A map recreating the movements of Bryan Kohberger at the time of the murders using cell phone data and revealed in the affidavit (Latah County)
A map recreating the movements of Bryan Kohberger at the time of the murders using cell phone data and revealed in the affidavit (Latah County)

“In short he should get an F in criminology class,” he said. “He did not do a good job of covering his tracks.”

As well as the cellphone data and his white Hyundai Elantra, Mr Kohberger was tied to the murders through DNA evidence and an eyewitness account, according to the bombshell probable cause affidavit.

DNA found on a knife sheath left behind on the bed next to the bodies of Mogen and Goncalves was matched to Mr Kohberger, using DNA obtained from trash taken from his parents’ home and a genetic genealogy database.
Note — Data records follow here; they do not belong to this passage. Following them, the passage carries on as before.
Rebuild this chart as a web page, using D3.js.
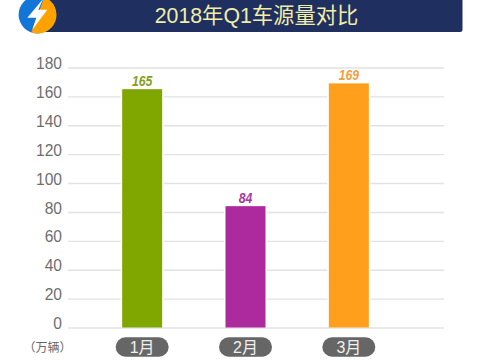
<!DOCTYPE html>
<html><head><meta charset="utf-8">
<script src="https://cdn.jsdelivr.net/npm/d3@7"></script>
<style>html,body{margin:0;padding:0;background:#fff}svg{display:block}</style>
</head><body><div id="chart"></div>
<script>
const categories = ["1月","2月","3月"];
const values = [165,84,169];
const barColors = ["#80a600","#ac2a9e","#ff9f1c"];
const labelColors = ["#86a020","#a8389c","#f0a040"];
const yTicks = [0,20,40,60,80,100,120,140,160,180];
const titleText = "2018年Q1车源量对比";
const unitText = "（万辆）";
const sans = "'Liberation Sans','Noto Sans CJK SC',sans-serif";

const svg = d3.select("#chart").append("svg").attr("width",480).attr("height",360);
const y = d3.scaleLinear().domain([0,180]).range([327.5,67.5]);
const xc = d3.scaleBand().domain(categories).range([90.5,400.5]);
const cx = d => xc(d)+xc.bandwidth()/2;

// banner
svg.append("path").attr("d","M40,0H462.5V29.5a2.5,2.5 0 0 1 -2.5,2.5H40Z").attr("fill","#1f3060");
svg.append("text").text(titleText).attr("x",256.5).attr("y",23).attr("text-anchor","middle")
  .attr("font-family",sans).attr("font-size",21.3).attr("fill","#f2eea6");

// icon
const ic = svg.append("g").attr("transform","translate(37.3,14.7)");
ic.append("circle").attr("r",18.7).attr("fill","#1276d8");
ic.append("path").attr("d","M7,-17.4A18.7,18.7 0 0 1 -6,17.7Z").attr("fill","#ffa200");
ic.append("path").attr("d","M6,-16L-10,3L-1,3L-5,15L10,-5L1,-5Z").attr("fill","#fff");

// axis + grid
const axis = d3.axisLeft(y).tickValues(yTicks).tickSize(-376).tickPadding(6);
const ga = svg.append("g").attr("transform","translate(68,0)").call(axis);
ga.select(".domain").remove();
ga.selectAll("line").attr("stroke","#e2e2e2").attr("stroke-width",1.4);
ga.selectAll("text").attr("font-family",sans).attr("font-size",15.6).attr("fill","#6e6e6e")
  .attr("dy","0.36em").attr("y",-4.5);

// bars
const bw = 40;
svg.selectAll("rect.halo").data(values).join("rect").attr("class","halo")
  .attr("x",(d,i)=>cx(categories[i])-bw/2-1.5).attr("width",bw+3)
  .attr("y",d=>y(d)).attr("height",d=>y(0)-y(d)-1).attr("fill","#fff");
svg.selectAll("rect.bar").data(values).join("rect").attr("class","bar")
  .attr("x",(d,i)=>cx(categories[i])-bw/2)
  .attr("width",bw).attr("y",d=>y(d)).attr("height",d=>y(0)-y(d))
  .attr("fill",(d,i)=>barColors[i]);
svg.selectAll("text.val").data(values).join("text").attr("class","val")
  .attr("x",(d,i)=>cx(categories[i])).attr("y",d=>y(d)-3.5)
  .attr("text-anchor","middle").attr("font-family",sans).attr("font-size",15)
  .attr("font-style","italic").attr("font-weight","bold")
  .attr("textLength",d=>String(d).length*6.8).attr("lengthAdjust","spacingAndGlyphs")
  .attr("fill",(d,i)=>labelColors[i]).text(d=>d);

// pills
const pills = svg.selectAll("g.pill").data(categories).join("g").attr("class","pill")
  .attr("transform",d=>`translate(${cx(d)},347)`);
pills.append("rect").attr("x",-26.5).attr("y",-9.7).attr("width",53).attr("height",19.4).attr("rx",9.7).attr("fill","#666");
pills.append("text").text(d=>d).attr("text-anchor","middle").attr("y",5.7)
  .attr("font-family",sans).attr("font-size",16).attr("fill","#f0f0f0");

svg.append("text").text(unitText).attr("x",47.5).attr("y",351.5).attr("text-anchor","middle")
  .attr("font-family",sans).attr("font-size",12).attr("fill","#666");
</script></body></html>
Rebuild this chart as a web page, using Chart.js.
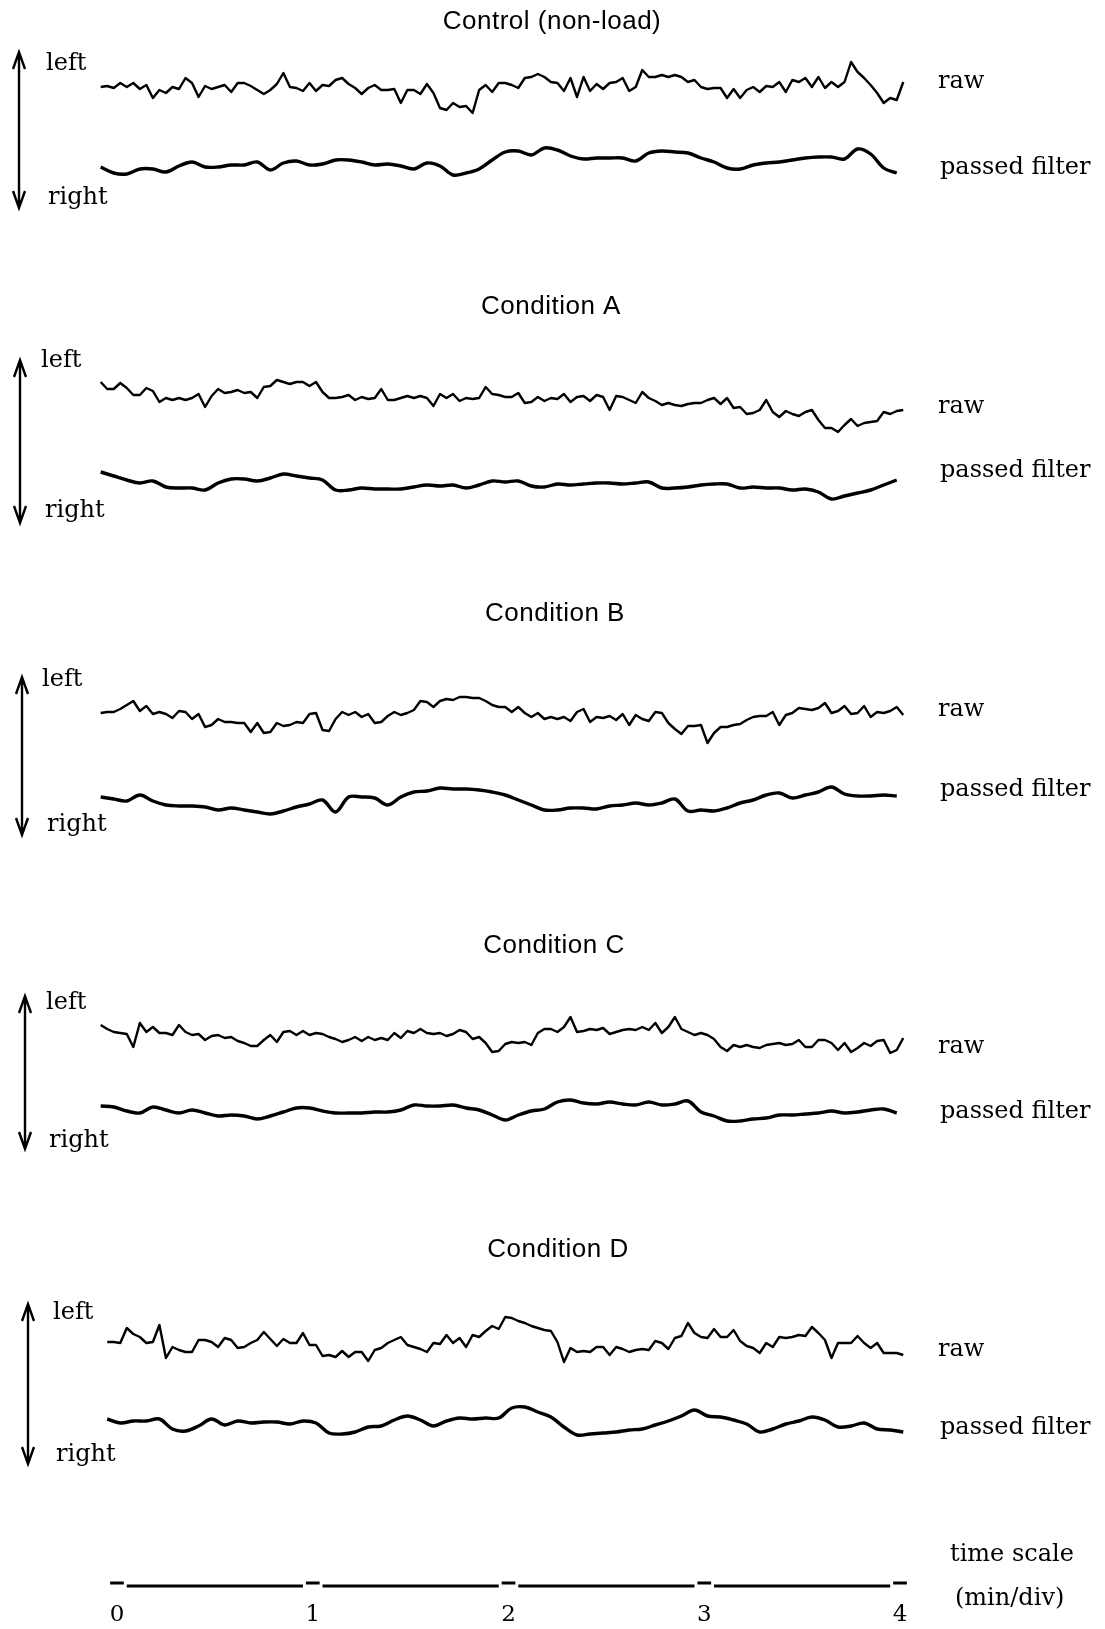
<!DOCTYPE html>
<html>
<head>
<meta charset="utf-8">
<script src="https://cdn.jsdelivr.net/npm/chart.js@4.4.1/dist/chart.umd.min.js"></script>
<style>
  html, body { margin: 0; padding: 0; background: #fff; }
  #wrap { position: relative; width: 1105px; height: 1629px; }
</style>
</head>
<body>
<div id="wrap"><canvas id="traces" width="1105" height="1629"></canvas></div>
<script>
// panel names and labels
var panelTitles = ["Control (non-load)", "Condition A", "Condition B", "Condition C", "Condition D"];
var traceLabels = ["raw", "passed filter"];
var directionLabels = ["left", "right"];
var timeTicks = [0, 1, 2, 3, 4];
var timeLabels = ["time scale", "(min/div)"];

// sampling: raw every 2 s, filtered every 4 s (seconds from the 0 mark)
var rawStepSec = 2;
var filtStepSec = 4;
var traceStartSec = [-5, -5, -5, -5, -3];

// deflection (+ = left, - = right), arbitrary units
var ctrlRaw = [3,4,2,7,3,7,1,5,-8,0,-3,3,1,12,7,-7,4,1,3,5,-2,7,7,4,0,-4,0,6,17,3,2,-1,7,-1,5,4,10,12,6,2,-4,2,5,0,0,1,-13,0,0,-4,6,-3,-18,-20,-13,-17,-16,-23,0,5,-2,7,7,5,2,12,13,16,13,8,7,-1,12,-7,13,-1,6,1,7,8,12,-1,3,20,13,13,15,13,15,13,8,10,3,1,2,2,-8,1,-8,0,3,-2,4,3,8,-2,10,8,12,3,13,2,8,3,8,28,18,12,5,-3,-13,-8,-10,8];
var ctrlFilt = [-4,-10,-11,-6,-6,-9,-3,1,-4,-4,-2,-2,1,-7,0,2,-2,-1,3,3,1,-2,-1,-3,-6,0,-3,-12,-10,-6,3,11,12,8,15,13,7,4,5,5,5,2,10,12,11,10,5,1,-5,-6,-2,0,1,3,5,6,6,4,14,9,-5,-10];

var aRaw = [13,6,6,12,7,0,0,7,4,-7,-3,-5,-3,-5,-3,1,-12,-1,6,2,3,5,2,3,-3,8,9,15,13,11,13,13,9,13,3,-3,-3,-2,0,-5,-2,-4,-3,6,-5,-5,-3,-1,-3,-1,-3,-11,1,-3,1,-6,-3,-4,-3,8,1,0,-2,-2,2,-8,-7,-2,-6,-3,-4,1,-7,-2,-1,-6,0,-2,-15,-1,-2,-5,-8,3,-3,-6,-10,-8,-10,-11,-9,-8,-8,-5,-3,-9,-3,-13,-12,-19,-18,-15,-5,-17,-22,-16,-19,-21,-17,-15,-25,-33,-33,-37,-30,-24,-31,-28,-27,-26,-17,-19,-16,-15];
var aFilt = [15,11,7,4,6,0,-1,-1,-3,4,8,8,6,9,13,11,9,7,-3,-3,-1,-2,-2,-2,0,2,1,2,-1,2,6,5,6,1,0,3,2,3,4,4,3,4,5,-1,-1,0,2,3,3,-1,0,-1,-1,-3,-2,-5,-12,-9,-6,-3,2,7];

var bRaw = [4,5,5,8,12,16,6,11,3,5,3,-1,6,5,-2,3,-10,-8,-2,-5,-5,-6,-6,-15,-6,-16,-15,-6,-9,-8,-5,-6,3,4,-13,-14,-2,5,2,5,0,3,-6,-5,1,5,2,4,7,16,15,10,16,18,17,20,20,19,19,16,12,10,10,5,10,4,0,4,-2,0,-2,0,-4,5,8,-5,0,-1,1,-3,3,-8,2,-2,-4,5,4,-6,-12,-17,-9,-9,-8,-26,-16,-10,-10,-8,-7,-3,0,1,1,5,-8,2,4,9,8,7,9,14,4,6,11,3,4,11,0,5,4,6,10,2];
var bFilt = [6,4,2,8,2,-2,-3,-3,-4,-7,-5,-7,-9,-11,-8,-4,-1,3,-9,6,6,5,-2,6,11,12,15,14,14,13,11,8,3,-2,-7,-7,-5,-5,-6,-3,-2,0,-2,0,4,-8,-7,-8,-5,0,3,8,10,5,8,11,16,9,7,7,8,7];

var cRaw = [13,9,6,5,4,-9,15,6,11,5,5,3,13,6,3,4,-2,2,3,0,1,-3,-5,-8,-8,-2,3,-4,6,7,3,7,3,5,4,1,-1,-4,-2,1,-3,1,-2,0,-2,5,0,7,5,9,5,4,5,2,4,8,6,-1,1,-5,-14,-13,-6,-4,-5,-4,-7,5,9,9,6,11,21,6,7,9,8,10,4,6,8,9,8,11,8,15,5,11,21,9,6,3,5,3,-1,-9,-13,-7,-9,-7,-9,-10,-7,-6,-5,-7,-6,-2,-9,-9,-2,-2,-5,-12,-5,-14,-10,-5,-8,-3,-2,-15,-12,0];
var cFilt = [6,5,1,-1,5,2,-1,2,-1,-4,-3,-4,-7,-4,0,4,4,1,-1,-1,-1,0,0,2,7,6,6,7,4,2,-3,-8,-3,1,3,10,12,9,8,10,8,7,10,7,8,11,0,-4,-9,-9,-7,-6,-3,-3,-2,-1,1,-1,0,2,3,-1];

var dRaw = [-2,-2,-3,12,6,3,-3,-2,15,-18,-7,-10,-12,-12,0,0,-2,-7,2,0,-8,-7,-3,0,8,1,-6,1,-3,-3,7,-5,-5,-16,-15,-17,-11,-17,-12,-12,-21,-10,-8,-3,0,3,-5,-7,-9,-12,-3,-4,5,-3,2,-7,5,3,9,14,11,23,22,19,17,14,12,10,9,-2,-22,-8,-12,-11,-12,-7,-7,-15,-7,-9,-12,-10,-9,-10,-1,-3,-9,2,4,17,7,3,2,11,3,3,10,-1,-6,-8,-13,-3,-7,3,2,3,5,4,13,7,0,-18,-3,-3,-3,4,-3,-8,-3,-13,-13,-13,-15];
var dFilt = [4,0,2,2,4,-6,-8,-3,4,-2,2,0,1,1,-1,2,0,-10,-11,-9,-4,-3,3,7,3,-3,2,5,4,5,5,15,16,11,6,-4,-12,-11,-10,-9,-7,-6,-2,2,7,13,7,6,3,-1,-9,-6,-1,2,6,3,-4,-3,0,-6,-7,-9];

var rawSeries = [ctrlRaw, aRaw, bRaw, cRaw, dRaw];
var filtSeries = [ctrlFilt, aFilt, bFilt, cFilt, dFilt];

// page layout (px)
var W = 1105, H = 1629;
var xAxisHeight = 40;
var plotBottom = H - xAxisHeight;
var pxPerMin = 195.75, zeroX = 117;
var xMin = -0.2, xMax = 4.4;
var ink = "#000";

var panelLayout = [
  { title: [552, 22],   raw: 90,   filt: 163,  arrow: [19, 52, 208],   left: [46, 64],   right: [48, 198],   rawLab: 82,   filtLab: 168 },
  { title: [551, 307],  raw: 395,  filt: 487,  arrow: [20, 360, 523],  left: [41, 361],  right: [45, 511],   rawLab: 407,  filtLab: 471 },
  { title: [555, 614],  raw: 717,  filt: 803,  arrow: [22, 677, 835],  left: [42, 680],  right: [47, 825],   rawLab: 710,  filtLab: 790 },
  { title: [554, 946],  raw: 1038, filt: 1112, arrow: [25, 996, 1149], left: [46, 1003], right: [49, 1141],  rawLab: 1047, filtLab: 1112 },
  { title: [558, 1250], raw: 1340, filt: 1423, arrow: [28, 1304, 1464], left: [53, 1313], right: [56, 1455], rawLab: 1350, filtLab: 1428 }
];
var timeBarY = 1586;

function toPoints(vals, startSec, stepSec) {
  return vals.map(function (v, i) {
    return { x: (startSec + i * stepSec) / 60, y: v };
  });
}

// time scale bar: short raised mark at each minute, long bar between
var timeBar = [];
timeTicks.forEach(function (t, i) {
  timeBar.push({ x: t - 0.035, y: 3 }, { x: t + 0.035, y: 3 }, { x: t + 0.04, y: null });
  if (i < timeTicks.length - 1) {
    timeBar.push({ x: t + 0.05, y: 0 }, { x: t + 0.95, y: 0 }, { x: t + 0.96, y: null });
  }
});

var datasets = [];
var scales = {
  x: {
    type: "linear",
    axis: "x",
    min: xMin,
    max: xMax,
    afterBuildTicks: function (s) {
      s.ticks = timeTicks.map(function (v) { return { value: v }; });
    },
    afterFit: function (s) { s.height = xAxisHeight; },
    grid: { display: false, drawTicks: false },
    border: { display: false },
    ticks: {
      color: ink,
      padding: 12,
      maxRotation: 0,
      autoSkip: false,
      font: { family: "'DejaVu Serif', 'Liberation Serif', serif", size: 23 }
    }
  }
};

// one hidden vertical axis per trace, so each trace sits on its own baseline
function addAxis(id, base) {
  scales[id] = { type: "linear", axis: "y", position: "left", display: false, min: base - plotBottom, max: base };
}

panelLayout.forEach(function (p, i) {
  addAxis("yRaw" + i, p.raw);
  addAxis("yFilt" + i, p.filt);
  datasets.push({
    label: panelTitles[i] + " raw",
    data: toPoints(rawSeries[i], traceStartSec[i], rawStepSec),
    yAxisID: "yRaw" + i,
    borderColor: ink,
    borderWidth: 2.4,
    tension: 0,
    borderJoinStyle: "round",
    pointRadius: 0
  });
  datasets.push({
    label: panelTitles[i] + " passed filter",
    data: toPoints(filtSeries[i], traceStartSec[i], filtStepSec),
    yAxisID: "yFilt" + i,
    borderColor: ink,
    borderWidth: 3.4,
    tension: 0.35,
    borderJoinStyle: "round",
    pointRadius: 0
  });
});
addAxis("yTime", timeBarY);
datasets.push({
  label: "time scale",
  data: timeBar,
  yAxisID: "yTime",
  borderColor: ink,
  borderWidth: 2.8,
  spanGaps: false,
  pointRadius: 0
});

function drawArrow(ctx, x, y1, y2) {
  ctx.lineWidth = 2.4;
  ctx.beginPath();
  ctx.moveTo(x, y1); ctx.lineTo(x, y2);
  ctx.moveTo(x - 6, y1 + 17); ctx.lineTo(x, y1); ctx.lineTo(x + 6, y1 + 17);
  ctx.moveTo(x - 6, y2 - 17); ctx.lineTo(x, y2); ctx.lineTo(x + 6, y2 - 17);
  ctx.stroke();
}

var annotations = {
  id: "annotations",
  afterDraw: function (chart) {
    var ctx = chart.ctx;
    var serif = "24px 'DejaVu Serif', 'Liberation Serif', serif";
    var sans = "26px 'Liberation Sans', Arial, sans-serif";
    ctx.save();
    ctx.fillStyle = ink;
    ctx.strokeStyle = ink;
    ctx.textBaseline = "middle";
    panelLayout.forEach(function (p, i) {
      ctx.font = sans;
      ctx.textAlign = "center";
      ctx.letterSpacing = "0.5px";
      ctx.fillText(panelTitles[i], p.title[0], p.title[1]);
      ctx.letterSpacing = "0px";
      ctx.font = serif;
      ctx.textAlign = "left";
      ctx.fillText(directionLabels[0], p.left[0], p.left[1]);
      ctx.fillText(directionLabels[1], p.right[0], p.right[1]);
      ctx.fillText(traceLabels[0], 938, p.rawLab);
      ctx.fillText(traceLabels[1], 940, p.filtLab);
      drawArrow(ctx, p.arrow[0], p.arrow[1], p.arrow[2]);
    });
    ctx.font = serif;
    ctx.textAlign = "left";
    ctx.fillText(timeLabels[0], 950, 1555);
    ctx.fillText(timeLabels[1], 955, 1599);
    ctx.restore();
  }
};

new Chart(document.getElementById("traces").getContext("2d"), {
  type: "line",
  data: { datasets: datasets },
  options: {
    responsive: false,
    devicePixelRatio: 1,
    animation: false,
    events: [],
    layout: {
      padding: {
        left: zeroX + xMin * pxPerMin,
        right: W - (zeroX + xMax * pxPerMin),
        top: 0,
        bottom: 0
      }
    },
    plugins: { legend: { display: false }, tooltip: { enabled: false } },
    scales: scales
  },
  plugins: [annotations]
});
</script>
</body>
</html>
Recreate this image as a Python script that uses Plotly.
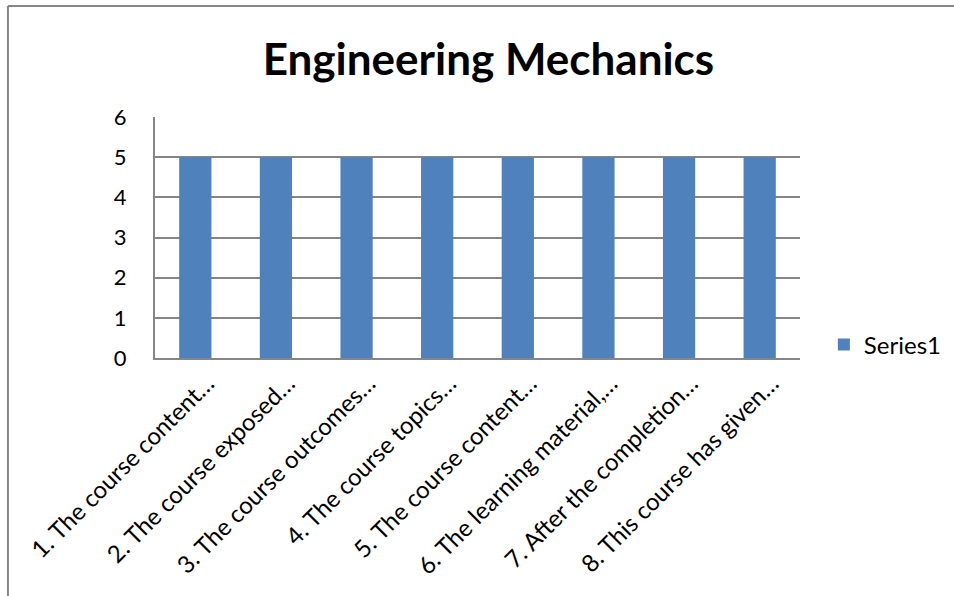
import plotly.graph_objects as go

categories = [
    "1. The course content…",
    "2. The course exposed…",
    "3. The course outcomes…",
    "4. The course topics…",
    "5. The course content…",
    "6. The learning material,…",
    "7. After the completion…",
    "8. This course has given…",
]
values = [5, 5, 5, 5, 5, 5, 5, 5]
series_name = "Series1"
title_text = "Engineering Mechanics"
y_ticks = [0, 1, 2, 3, 4, 5, 6]

FONT = "Lato, Noto Sans, sans-serif"
GRID = "#868686"

fig = go.Figure()
fig.add_trace(go.Bar(
    x=categories, y=values, name=series_name,
    marker=dict(color="#4F81BD", line=dict(width=0)),
    showlegend=True,
))

fig.update_layout(
    width=954, height=596,
    margin=dict(l=155, r=154, t=117, b=238, autoexpand=False),
    paper_bgcolor="white", plot_bgcolor="white",
    bargap=0.6,
    font=dict(family=FONT, size=20, color="black"),
    title=dict(text="<b>" + title_text + "</b>", x=0.512, xref="container", xanchor="center",
               y=0.9, yref="container", yanchor="middle",
               font=dict(family=FONT, size=44, color="black")),
    xaxis=dict(tickangle=-45, showline=True, linecolor=GRID, linewidth=2,
               ticks="", showgrid=False, tickfont=dict(size=24),
               ticklabelstandoff=0, ticklabelshift=12),
    yaxis=dict(range=[0, 6], tickvals=y_ticks, showline=True, linecolor=GRID, linewidth=2,
               gridcolor=GRID, gridwidth=2, ticks="", zeroline=False,
               tickfont=dict(size=22), ticklabelstandoff=22),
    legend=dict(x=1.037, y=0.054, xanchor="left", yanchor="middle",
                font=dict(size=24), bgcolor="rgba(0,0,0,0)"),
    shapes=[
        dict(type="line", xref="paper", yref="paper", x0=-0.228, x1=1.25, y0=1.4606, y1=1.4606,
             line=dict(color=GRID, width=2)),
        dict(type="line", xref="paper", yref="paper", x0=-0.228, x1=-0.228, y0=1.4606, y1=-1.0,
             line=dict(color=GRID, width=2)),
    ],
)

fig.write_html("out.html", config={"displayModeBar": False},
               post_script="document.body.style.margin='0';document.body.style.overflow='hidden';")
One of the victims’ surviving roommates was also able to partially describe the killer to investigators after she came face to face with him in the home. Her description matched that of Mr Kohberger.

Mr Kohberger, who is presumed innocent until proven guilty at trial, is now facing the death penalty for the murders of the four students on 13 November.

Further evidence – and the cases that both the defence and the prosecution plan to lay out – will likely remain under wraps until Mr Kohberger’s next court appearance in the summer.

The preliminary hearing was scheduled for 26 June at the request of Mr Kohberger’s attorneys.

The entire week has been set aside for the hearing – when evidence of the case against Mr Kohberger will be laid out for the first time in court and when he is likely to enter a plea on the charges.

Until then, Mr Kohberger will be held behind bars at Latah County Jail after the judge ordered him to be held without bail.

The motive for the murders is unknown and it remains unclear why Mr Kohberger allegedly targeted the victims, with no known connection between the four students and the suspect. The murder weapon – a fixed-blade knife – is also yet to be found.

At the time of his 30 December arrest, Mr Kohberger had just completed his first semester as a PhD student in criminal justice at Washington State University.

For years, he had shown a keen interest in criminals and the criminal mind, studying criminology at DeSales University in his home state of Pennsylvania – first as an undergraduate and then finishing his graduate studies in June 2022 – before moving to the Washington-Idaho border town of Pullman to begin his PhD program.

While at DeSales, he studied under renowned forensic psychologist and leading expert on the BTK killer Katherine Ramsland and also carried out a research project seeking “to understand how emotions and psychological traits influence decision-making when committing a crime”.